Mr Justice Butterfield also pioneered a new career path for lawyers from the West Country, being the first from Devon and Cornwall to become a QC without first moving to London .
He enjoyed a meteoric rise from being a junior barrister known as Neil Butterfield to the higher echelons of the judiciary.
He continued to live near Crediton with his wife Cilla throughout a career in which he was appointed a judge within five years of taking silk and then swiftly promoted again to the Court of Appeal.
At his retirement ceremony he revealed that, as a struggling young barrister during his pupillage, he supplemented his income by performing as a conjurer at children’s parties under the pseudonym of Uncle Neil, the cheeky trickster.
The senior judge of the Western Circuit Mr Justice Field led tributes to him, saying he was the judge who was always entrusted with the most difficult cases, but always handled them with care, courtesy and skill.
He said:” “He has been the model judge, unshowy and courteous but always in charge and has always been relied on to try the most problematic cases.”
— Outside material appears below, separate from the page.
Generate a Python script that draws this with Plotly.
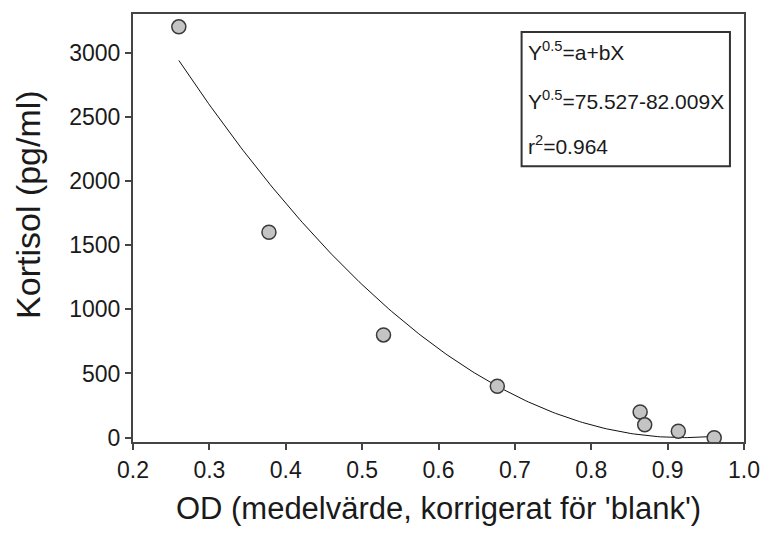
import numpy as np
import plotly.graph_objects as go

# Data
od_values = [0.260, 0.378, 0.528, 0.677, 0.864, 0.870, 0.914, 0.961]
kortisol_values = [3200, 1600, 800, 400, 200, 100, 50, 0]

# Regression coefficients shown in the chart: Y^0.5 = a + bX
coef_a = 75.527
coef_b = -82.009
r_squared = 0.964

x_ticks = [0.2, 0.3, 0.4, 0.5, 0.6, 0.7, 0.8, 0.9, 1.0]
x_tick_labels = ["0.2", "0.3", "0.4", "0.5", "0.6", "0.7", "0.8", "0.9", "1.0"]
y_ticks = [0, 500, 1000, 1500, 2000, 2500, 3000]

fit_x = np.linspace(min(od_values), max(od_values), 200)
fit_y = (coef_a + coef_b * fit_x) ** 2

fig = go.Figure()
fig.add_trace(go.Scatter(x=fit_x, y=fit_y, mode="lines",
                         line=dict(color="#111111", width=1), hoverinfo="skip"))
fig.add_trace(go.Scatter(x=od_values, y=kortisol_values, mode="markers",
                         marker=dict(size=14, color="#c4c4c4",
                                     line=dict(color="#3a3a3a", width=1.5))))

axis_color = "#444444"
fig.update_layout(
    width=772, height=536,
    margin=dict(l=133, r=18, t=12, b=94),
    paper_bgcolor="white", plot_bgcolor="white",
    showlegend=False,
    font=dict(family="Liberation Sans, Arial, sans-serif", color="#1a1a1a"),
    xaxis=dict(range=[0.2, 1.0], tickvals=x_ticks, ticktext=x_tick_labels,
               showgrid=False, zeroline=False, showline=True, mirror=True,
               linecolor=axis_color, linewidth=2, ticks="outside", ticklen=6,
               tickcolor=axis_color, tickwidth=1.5, tickfont=dict(size=23),
               title=dict(text="OD (medelvärde, korrigerat för 'blank')",
                          font=dict(size=31), standoff=16)),
    yaxis=dict(range=[-34, 3300], tickvals=y_ticks,
               showgrid=False, zeroline=False, showline=True, mirror=True,
               linecolor=axis_color, linewidth=2, ticks="outside", ticklen=6,
               tickcolor=axis_color, tickwidth=1.5, tickfont=dict(size=23)),
)

# Y-axis title placed explicitly
fig.add_annotation(text="Kortisol (pg/ml)", xref="paper", yref="paper",
                   x=-0.172, y=0.556, xanchor="center", yanchor="middle",
                   textangle=-90, showarrow=False,
                   font=dict(size=34, color="#1a1a1a"))

fig.add_shape(type="rect", xref="paper", yref="paper",
              x0=0.636, x1=0.977, y0=0.644, y1=0.958,
              line=dict(color="#333333", width=2), fillcolor="rgba(0,0,0,0)")

lines = [
    "Y<sup>0.5</sup>=a+bX",
    f"Y<sup>0.5</sup>={coef_a:.3f}{coef_b:.3f}X",
    f"r<sup>2</sup>={r_squared:.3f}",
]
ys = [0.914, 0.800, 0.695]
for txt, yy in zip(lines, ys):
    fig.add_annotation(text=txt, xref="paper", yref="paper", x=0.644, y=yy,
                       xanchor="left", yanchor="middle", showarrow=False,
                       font=dict(size=21, color="#1a1a1a"))

fig.write_html("out.html")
Judge Francis Gilbert, QC, who has just been appointed resident judge at Exeter , said he shared chambers with Neil Butterfield at the outset of his career.
He said: ”He established a well deserved reputation as the outstanding barrister and was in demand all across the country. His reputation as a trial judge was such that he was the judge of choice for heavyweight criminal trials.”
Mr Justice Butterfield thanked his colleagues for their tributes and said: ”I go with a great deal of sadness. The Western Circuit has given me great memories and I have been truly fortunate to have all that has come my way during a career of almost 50 years.
“I can only remember being treated with generosity and kindness and it has been a privilege to work with such exceptional people.”